Tanganyika Paddle Expedition Dispatch
Some of you may be aware that I set out a five weeks ago to try and kayak the length of the longest freshwater lake in the world, Lake Tanganyika in Tanzania.
What started out as a desire to explore this fairly remote eastern shoreline of Lake Tanganyika, has turned into more than I could ever have imagined. I am pleased and relieved to let you know that after 25 paddling days, and a distance of approximately 750km, I have completed the lake from south to north.
As far as I’m aware, the full length has been completed by four men, so it is very possible that I am the fifth person and first woman to do so by non-motorised water transportation.
I started the journey with a fellow South African, Simon Dunshea, who paddled with me from the most southern most town, Mpulungu in Zambia, up to Kigoma in Tanzania. From Kigoma onward, I had the pleasure of paddling with Tanzanian guide, Gaspar Kazumbe, to the most northern point, Bujumbura in Burundi.
I am fairly used to planning expeditions, but anyone who has joined me in this undertaking will attest to the fact that best laid plans almost always go awry and the true measure of a successful expedition is how one deals with shortcomings and finding alternate plans when all seems lost.
This couldn’t have been more true on this journey, and just a week ago I was still being denied access into Burundi. Sometimes taking a small risk and seizing an unlikely opportunity makes all the difference and I honestly feel that the drawbacks and delays that I experienced over the course of the expedition triggered alternate plans which worked far better than initial arrangements.
I have so many people to thank – people who have gone out of their way to ensure that I have the best possible chance of success, friends who have assisted with contacts, opened up their homes, encouraged me from near and far.
Thanks so much to Niall McCann and Jason Lewis for your guidance on long distance paddling expeditions, Lev Wood and Leon McCarron for essential satellite navigation and tracking equipment, Kingsley Holgate and Bruce Leslie for much needed encouragement and for crucial insight into Burundi in particular, and to Roy Watt and Brad Hansen for opening up their homes to me.
But the biggest thanks need to go to my parents, Margi & Barney Dillon (UK), Luke & Chloe Davey (Nairobi, Kenya), Louise & Chris Horsfall (Lake Shore Lodge, Tanzania) and Ingrid and Oddvar Jakobsen (Kigoma, Tanzania) who have worked tirelessly behind the scenes to assist with logistics, contacts and so much more. They have invested their time and energy into making, what is largely a very selfish venture, possible and I can’t thank them enough.

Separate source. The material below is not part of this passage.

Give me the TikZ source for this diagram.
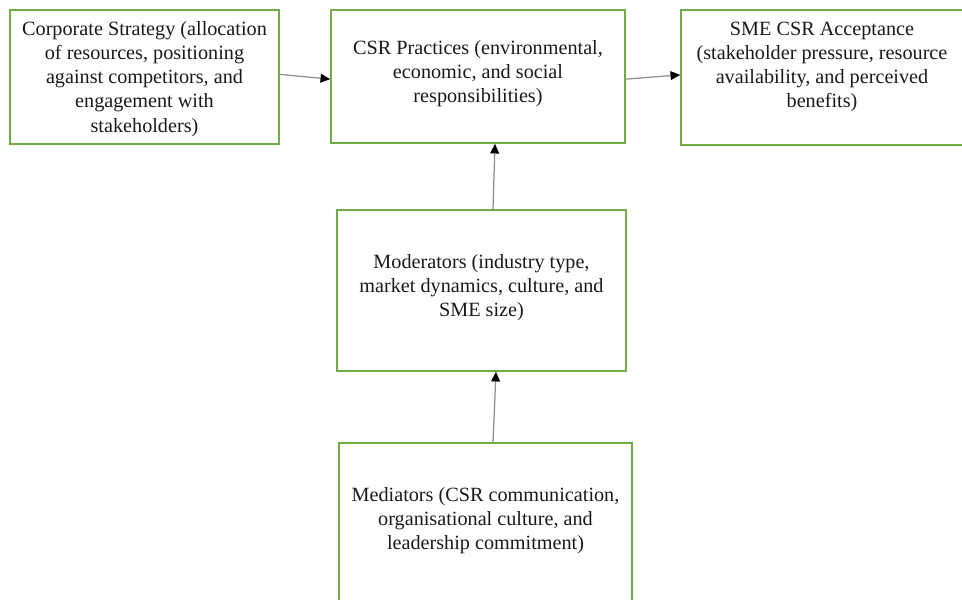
\documentclass[tikz,border=0pt]{standalone}
\usepackage{fontspec}
\setmainfont{Liberation Serif}
\usetikzlibrary{arrows.meta}
\definecolor{boxgreen}{HTML}{70AD47}
\definecolor{linkgray}{HTML}{8C8C8C}

\begin{document}
\begin{tikzpicture}[
    box/.style={draw=boxgreen, line width=0.9pt, inner sep=0pt},
    txt/.style={align=center, font=\fontsize{11.5}{13.7}\selectfont, text=black!90},
    link/.style={draw=linkgray, line width=0.7pt, -{Triangle[length=5.5pt,width=5pt,black]}}
]
    % Page frame (reference is cut off at the right and bottom)
    \useasboundingbox (0,0) rectangle (19.24,-12);
    \clip (0,0) rectangle (19.24,-12);
    % Boxes
    \node[box, minimum width=5.38cm, minimum height=2.68cm] (strategy) at (2.89,-1.54) {};
    \node[box, minimum width=5.88cm, minimum height=2.66cm] (practices) at (9.56,-1.53) {};
    \node[box, minimum width=5.8cm, minimum height=2.7cm] (accept) at (16.52,-1.55) {};
    \node[box, minimum width=5.78cm, minimum height=3.22cm] (moder) at (9.63,-5.81) {};
    \node[box, minimum width=5.86cm, minimum height=3.24cm] (medi) at (9.71,-10.48) {};
    % Texts
    \node[txt] (strategytxt) at (2.89,-1.58) {Corporate Strategy (allocation\\of resources, positioning\\against competitors, and\\engagement with\\stakeholders)};
    \node[txt] (practicestxt) at (9.56,-1.48) {CSR Practices (environmental,\\economic, and social\\responsibilities)};
    \node[txt] (accepttxt) at (16.44,-1.34) {SME CSR Acceptance\\(stakeholder pressure, resource\\availability, and perceived\\benefits)};
    \node[txt] (modertxt) at (9.63,-5.76) {Moderators (industry type,\\market dynamics, culture, and\\SME size)};
    \node[txt] (meditxt) at (9.71,-10.42) {Mediators (CSR communication,\\organisational culture, and\\leadership commitment)};
    % Links
    \draw[link] ([yshift=1.5pt]strategy.east) -- ([yshift=-1.5pt]practices.west);
    \draw[link] ([yshift=-1.5pt]practices.east) -- ([yshift=1.5pt]accept.west);
    \draw[link] ([xshift=0.23cm]moder.north) -- ([xshift=0.34cm]practices.south);
    \draw[link] ([xshift=0.15cm]medi.north) -- ([xshift=0.29cm]moder.south);
\end{tikzpicture}
\end{document}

For anyone who wishes to read more about the journey, I have a blog which I will update over the next few weeks. I will also be submitting a report to the Royal Geographical Society for their archives. Please let me know if you would like a copy of this report and I will be happy to forward it on to you.

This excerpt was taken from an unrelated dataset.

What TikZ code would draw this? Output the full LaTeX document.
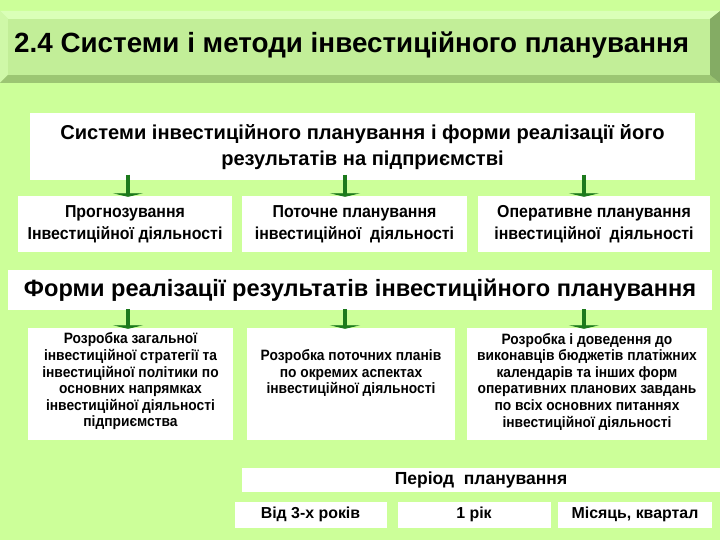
\documentclass[tikz,border=0pt]{standalone}
\usepackage{fontspec}
\setmainfont{Liberation Sans}
\newfontfamily\narrowfont[FakeStretch=0.92]{Liberation Sans}
\usetikzlibrary{arrows.meta}
\definecolor{bg}{HTML}{CCFF99}
\definecolor{face}{HTML}{C2EE98}
\definecolor{bevlight}{HTML}{DAFFB8}
\definecolor{bevleft}{HTML}{CFF8A8}
\definecolor{bevbottom}{HTML}{9CC673}
\definecolor{bevright}{HTML}{84AC64}
\definecolor{arrgreen}{HTML}{1C7A1C}
\tikzset{
  wbox/.style={fill=white, draw=none, inner sep=0pt, align=center, font=\bfseries},
  arr/.style={draw=arrgreen, line width=4pt, -{Triangle[width=30pt,length=3.5pt]}, shorten >=-1pt},
  rowtxt/.style={font=\narrowfont\fontsize{17.3}{22}\selectfont\bfseries},
  lowtxt/.style={align=center, inner sep=0pt, font=\narrowfont\fontsize{15}{16.6}\selectfont\bfseries},
  pertxt/.style={font=\fontsize{15.9}{18}\selectfont\bfseries},
}
\begin{document}
\begin{tikzpicture}[x=1pt,y=-1pt]
\fill[bg] (0,0) rectangle (720,540);
\useasboundingbox (0,0) rectangle (720,540);
% title bevel
\fill[bevlight] (0,11) -- (720,11) -- (710,19) -- (8,19) -- cycle;
\fill[bevleft] (0,11) -- (8,19) -- (8,75) -- (0,83) -- cycle;
\fill[bevbottom] (0,83) -- (8,75) -- (710,75) -- (720,83) -- cycle;
\fill[bevright] (720,11) -- (710,19) -- (710,75) -- (720,83) -- cycle;
\fill[face] (8,19) rectangle (710,75);
\node[anchor=west, inner sep=0pt, font=\fontsize{27.8}{32}\selectfont\bfseries] (title) at (14,45) {2.4 Системи і методи інвестиційного планування};
% systems box
\node[wbox, minimum width=665, minimum height=67, font=\fontsize{20.1}{26}\selectfont\bfseries] (sys) at (362.5,147) {Системи інвестиційного планування і форми реалізації його\\результатів на підприємстві};
% row 1
\node[wbox, minimum width=214, minimum height=56, rowtxt] (p1) at (125,224) {Прогнозування\\Інвестиційної діяльності};
\node[wbox, minimum width=225, minimum height=56, rowtxt] (p2) at (354.5,224) {Поточне планування\\інвестиційної~ діяльності};
\node[wbox, minimum width=232, minimum height=56, rowtxt] (p3) at (594,224) {Оперативне планування\\інвестиційної~ діяльності};
\coordinate (a1) at (128,0);
\coordinate (a2) at (345,0);
\coordinate (a3) at (584,0);
\draw[arr] ([yshift=6pt]sys.south -| a1) -- (p1.north -| a1);
\draw[arr] ([yshift=6pt]sys.south -| a2) -- (p2.north -| a2);
\draw[arr] ([yshift=6pt]sys.south -| a3) -- (p3.north -| a3);
% forms bar
\node[wbox, minimum width=704, minimum height=40, font=\fontsize{23.6}{26}\selectfont\bfseries] (forms) at (360,290) {Форми реалізації результатів інвестиційного планування};
% row 2
\node[wbox, minimum width=205, minimum height=112] (f1) at (130.5,384) {};
\node[wbox, minimum width=208, minimum height=112] (f2) at (351,384) {};
\node[wbox, minimum width=240, minimum height=112] (f3) at (587,384) {};
\node[lowtxt] (t1) at (130.5,381.5) {Розробка загальної\\інвестиційної стратегії та\\інвестиційної політики по\\основних напрямках\\інвестиційної діяльності\\підприємства};
\node[lowtxt] (t2) at (351,373) {Розробка поточних планів\\по окремих аспектах\\інвестиційної діяльності};
\node[lowtxt] (t3) at (587,381.5) {Розробка і доведення до\\виконавців бюджетів платіжних\\календарів та інших форм\\оперативних планових завдань\\по всіх основних питаннях\\інвестиційної діяльності};
\draw[arr] ([yshift=1pt]forms.south -| a1) -- (f1.north -| a1);
\draw[arr] ([yshift=1pt]forms.south -| a2) -- (f2.north -| a2);
\draw[arr] ([yshift=1pt]forms.south -| a3) -- (f3.north -| a3);
% period
\node[wbox, minimum width=478, minimum height=24, font=\fontsize{17.5}{18}\selectfont\bfseries] (per) at (481,480) {Період~ планування};
\node[wbox, minimum width=152, minimum height=26, pertxt] (y3) at (310.5,514.5) {Від 3-х років};
\node[wbox, minimum width=153, minimum height=26, pertxt] (y1) at (474,514.5) {1 рік};
\node[wbox, minimum width=154, minimum height=26, pertxt] (ym) at (635,514.5) {Місяць, квартал};
\end{tikzpicture}
\end{document}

I trust you all are well and hope to see some of you very soon back in London.
Onward in the quest for an adventurous life,
Lake Shore Lodge – Kipili, Tanzania
Nomads Greystoke – Mahale, Tanzania
Lupita Island – Kipili, Tanzania
Isanga Bay – Mpulungu, Zambia
Jakobsens Beach – Kigoma, Tanzania
2 thoughts on “Longest Lake in the World Complete”
Think of you so often and been meaning to contact you for some time. But you’ve probably been inundated since your return.
So pleased you made it to Bujumbura in one piece. What an amazing experience, I do envy you that one. Were Marc and Bernadette at the Hotel Tanganyika able to help you at all? And why did Simon drop out at Kigoma?
Meeting you was certainly one of the highlights of that Africa trip. If you’re ever down in the Western Cape, we live on the lagoon near Hermanus, it would be great to meet up with you again. Perhaps we can even do a day trip paddling up the Klein river to Stanford – always a pleasant experience, if the weather is good. And you’re welcome to stay here with us.
Best wishes for Christmas and the New year.
Carol (van Hoogstraten)
PS. We met you at Isanga Bay and we all had dinner together, in case you’ve forgotten, having met so many people en route.
Hi Carol, it’s great hear from you! I am pleased I made the entire journey too. It wasn’t easy and we had to get through some red tape in the end. Simon had to go back to the farm by the time we got to Kigoma. To be honest, I needed an African guide in Burundi so it all worked out in the end. It was wonderful meeting you all too. The highlights of my trip often include the people I meet along the way, and you’re part of that!
Happy Christmas to you too and I hope 2017 is full of just as many adventures!